Fini tra autocritica e vittimismo: solo ora si accorgono del metodo Boffo, ma con il terzo polo ho fatto un errore

12 Nov 2013 11:25 - di Gloria Sabatini

Bilanci, autocritica e soddisfazioni postume. In un lungo colloquio con Ugo Magri su La Stampa Gianfranco Fini, tornato sulla scena con il libro il Ventennio dopo un anno sabbatico, si prende qualche rivincita. «Il tempo è galantuomo – dice a proposito dei tormenti del Pdl  –  e i nodi vengono al pettine. Parla di macchina del fango usata contro di lui, di metodi intimidatori che, «chi aveva occhi per vedere avrebbe dovuto denunciare e non lo ha fatto», spara a zero sull’alleato di sempre che anche in queste ore conferma la sua personalità incompatibile con opinioni diverse dalla sua. «Tutta la filosofia berlusconiana si riassume nella concezione aziendale, padronale, proprietaria», spiega confermando l’antica sofferenza del numero due che per anni ha tentato di smarcarsi dal capo. Un ex capo che non è finito perché – dice – controlla ancora i due terzi del partito. Ammette gli errori commessi, errori non da poco al netto dello scandalo di Montecarlo che lo ha travolto rosicchiando la popolarità e l’appeal di cui ancora godeva dopo l’uscita – o la cacciata – dal Pdl nella drammatica direzione del “Che fai mi cacci?”. Dall’8 per cento nei sondaggi dopo il “il coraggio di dire di no” allo 0,4 per cento delle politiche. Uno per tutti essersi buttato nelle braccia di Monti e di Casini per un’operazione dal respiro cortissimo. «Non ho difficoltà ad ammetterlo – dice Fini – il disegno era viziato all’origine, perché il terzo polo che ci riproponevamo di fare esisteva già, lo rappresentava Grillo e di questo non ci eravamo accorti». Una “svista” che ha prodotto il risultato deludente di Futuro e Libertà senza aver arato il terreno tra i suoi dopo aver accettato la fusione nel Pdl, maldigerita da colonnelli e militanti tanto più dopo il giudizio negativo (“siamo alle comiche finali”) espresso a caldo sull’operazione-predellino. Forse se avesse preso un’altra strada – magari quella della federazione – le cose sarebbero andate diversamente, ma i tempi in politica sono tutto (insieme alle idee).
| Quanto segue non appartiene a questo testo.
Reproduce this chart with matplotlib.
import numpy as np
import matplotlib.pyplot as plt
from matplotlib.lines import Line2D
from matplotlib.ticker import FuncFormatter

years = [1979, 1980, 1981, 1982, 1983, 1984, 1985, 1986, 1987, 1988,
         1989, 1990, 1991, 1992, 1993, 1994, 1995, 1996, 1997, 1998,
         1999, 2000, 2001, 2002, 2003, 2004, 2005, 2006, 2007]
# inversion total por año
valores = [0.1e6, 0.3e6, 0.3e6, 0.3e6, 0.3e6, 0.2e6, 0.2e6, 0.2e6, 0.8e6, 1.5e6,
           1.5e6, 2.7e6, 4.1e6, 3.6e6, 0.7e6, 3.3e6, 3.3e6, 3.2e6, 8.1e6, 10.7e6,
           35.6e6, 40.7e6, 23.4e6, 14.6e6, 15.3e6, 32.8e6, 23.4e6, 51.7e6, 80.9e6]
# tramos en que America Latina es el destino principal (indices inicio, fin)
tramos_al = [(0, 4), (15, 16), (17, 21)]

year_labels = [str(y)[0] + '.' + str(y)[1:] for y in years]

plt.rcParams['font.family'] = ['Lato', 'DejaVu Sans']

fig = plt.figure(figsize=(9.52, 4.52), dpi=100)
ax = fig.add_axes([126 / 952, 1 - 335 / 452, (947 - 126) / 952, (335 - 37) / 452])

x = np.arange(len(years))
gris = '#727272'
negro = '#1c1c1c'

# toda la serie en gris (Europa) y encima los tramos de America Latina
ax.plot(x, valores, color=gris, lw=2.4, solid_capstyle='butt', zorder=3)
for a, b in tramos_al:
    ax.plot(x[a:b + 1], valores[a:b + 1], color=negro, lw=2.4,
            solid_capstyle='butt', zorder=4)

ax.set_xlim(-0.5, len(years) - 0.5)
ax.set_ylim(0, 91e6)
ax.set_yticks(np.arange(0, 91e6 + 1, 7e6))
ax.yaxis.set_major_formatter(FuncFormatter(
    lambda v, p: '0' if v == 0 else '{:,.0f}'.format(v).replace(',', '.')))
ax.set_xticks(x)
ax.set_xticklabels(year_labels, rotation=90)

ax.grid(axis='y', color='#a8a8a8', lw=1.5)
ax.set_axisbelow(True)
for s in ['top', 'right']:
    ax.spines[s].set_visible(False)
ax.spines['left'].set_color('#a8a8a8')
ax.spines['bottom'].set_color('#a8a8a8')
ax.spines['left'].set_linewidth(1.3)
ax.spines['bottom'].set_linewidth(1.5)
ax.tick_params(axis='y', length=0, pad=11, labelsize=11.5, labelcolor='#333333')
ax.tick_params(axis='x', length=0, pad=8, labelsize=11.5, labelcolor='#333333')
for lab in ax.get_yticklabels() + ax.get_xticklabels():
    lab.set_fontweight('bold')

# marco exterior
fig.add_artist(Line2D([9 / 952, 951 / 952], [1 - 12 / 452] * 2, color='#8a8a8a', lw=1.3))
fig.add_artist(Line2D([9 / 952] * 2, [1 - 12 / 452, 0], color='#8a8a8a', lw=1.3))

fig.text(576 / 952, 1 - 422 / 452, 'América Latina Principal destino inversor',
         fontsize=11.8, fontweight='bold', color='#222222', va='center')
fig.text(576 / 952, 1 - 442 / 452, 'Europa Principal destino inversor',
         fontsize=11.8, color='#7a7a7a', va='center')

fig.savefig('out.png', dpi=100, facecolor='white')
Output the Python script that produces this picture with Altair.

L’ex leader di An, che continua a smentire qualsiasi prossimo impegno politico in prima persona, però preferisce indugiare sull’indignazione per il metodo Boffo, i dossieraggi e la vita privata sbattuta in prima pagina. Una persecuzione che ancora brucia e che adesso lambisce le colombe berlusconiane che temono le ritorsioni del Cavaliere e «scoprono l’acqua calda». Per Alfano prova una sorta di affinità emotiva, «capisco la sua angoscia, lui e gli altri ministri sono stretti tra l’interesse del Paese e il loro rapporto con Berlusconi, al quale diversamente da me loro devono proprio tutto, mai sarebbero arrivati in Parlamento e men che meno al governo senza il Cavaliere». Di Angelino, in un’intervista all’Unità, ha ricordato volentieri il passato «non di destra» giudicando «molto interessante» il suo riferimento al Ppe. Prove tecniche di alleanza? Non una parola sullo strappo laicista, letto frettolosamente come una svolta a sinistra, che gli rimprovera da sempre lo zoccolo duro della destra fino a considerarlo un traditore, né sulle scelte politiche (a partire dalla mozione di sfiducia a Berlusconi) che lo hanno portato fuori dal Parlamento e hanno fatto naufragare l’alternativa futurista al partito “monarchico” del Cavaliere. E, in definitiva, sulla diaspora della destra oggi divisa in mille rivoli Fini sospende il giudizio. Non si candiderà alle europee, non fonderà un nuovo partito – assicura – ma non starà a guardare. Per ora lavora a testa bassa alla Fondazione LiberaDestra. Poi si vedrà.